You’ll likely have your bases covered already, but if not, consider adding: customer relationship management (CRM), business intelligence, sales enablement, and sales engagement software. Later, you can add on to your stack: account-based sales and marketing, conferencing, performance management, market intelligence, lead generation, and contract management.
3. Delivering consistent coaching and support
Earlier this year, Gartner published findings stating that just 42% of sales representatives have managers who are held accountable for providing quality coaching.
When you invest in ongoing coaching, or training, you equip reps with the knowledge of what to know, say, show, and do for every selling moment. Cultivating a workplace with consistent, targeted coaching is the best way to ensure your sellers thrive at every step.
The training materials you use should ideally be integrated with your sales enablement platform. Thus, salespeople can easily access the materials they need to prepare, at the exact time when they need them.Training must be a continuous process. Materials should be updated frequently and rep proficiency measured often. Doing so ensures both content and reps stay fresh on product offerings, key messaging, and industry trends.
Finally, you must invest in ongoing coaching. Not only does this mean preparing reps through role play scenarios, call reviews, and one-on-one mentorship, but also by ensuring sales managers have been trained. After all, the guidance sales leaders deliver will only be as strong as your investment in their growth.

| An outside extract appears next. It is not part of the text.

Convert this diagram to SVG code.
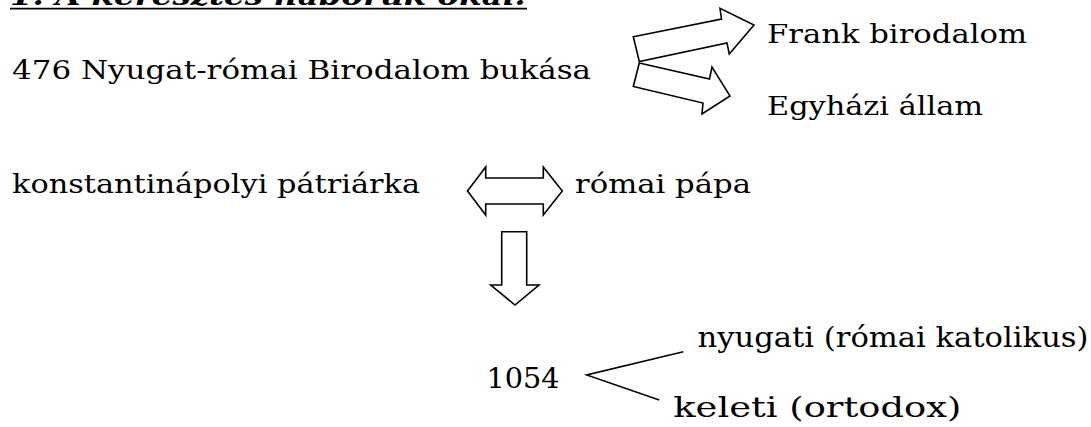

4. Welcoming (and accepting) change
Flexibility is a prerequisite for working in a sales-driven setting, given that circumstances can turn on a dime — and to stay competitive, you’ll have to turn right along with them. That’s why welcoming change is on our short-list of best practices for sales excellence, because when you’re always looking to improve and become better, growing pains are bound to happen.
So as you help sellers shift out of their technological comfort zone and connect with customers on a deeper level, try to embrace change management with open arms (and an open mind). This will mean having resources pre-prepared to guide your team if/when organizational changes occur.
As a basis, having a good and positive culture will help reps to do great work and ensure they’ll stay with your company longer.
Questions you can ask are: where are your biggest areas of improvement and growth? Does your culture encourage (or not punish) making mistakes? Do reps feel empowered to take initiative, or are they stuck in processes and endless admin? Do salespeople feel incentivized to stay and if so, why?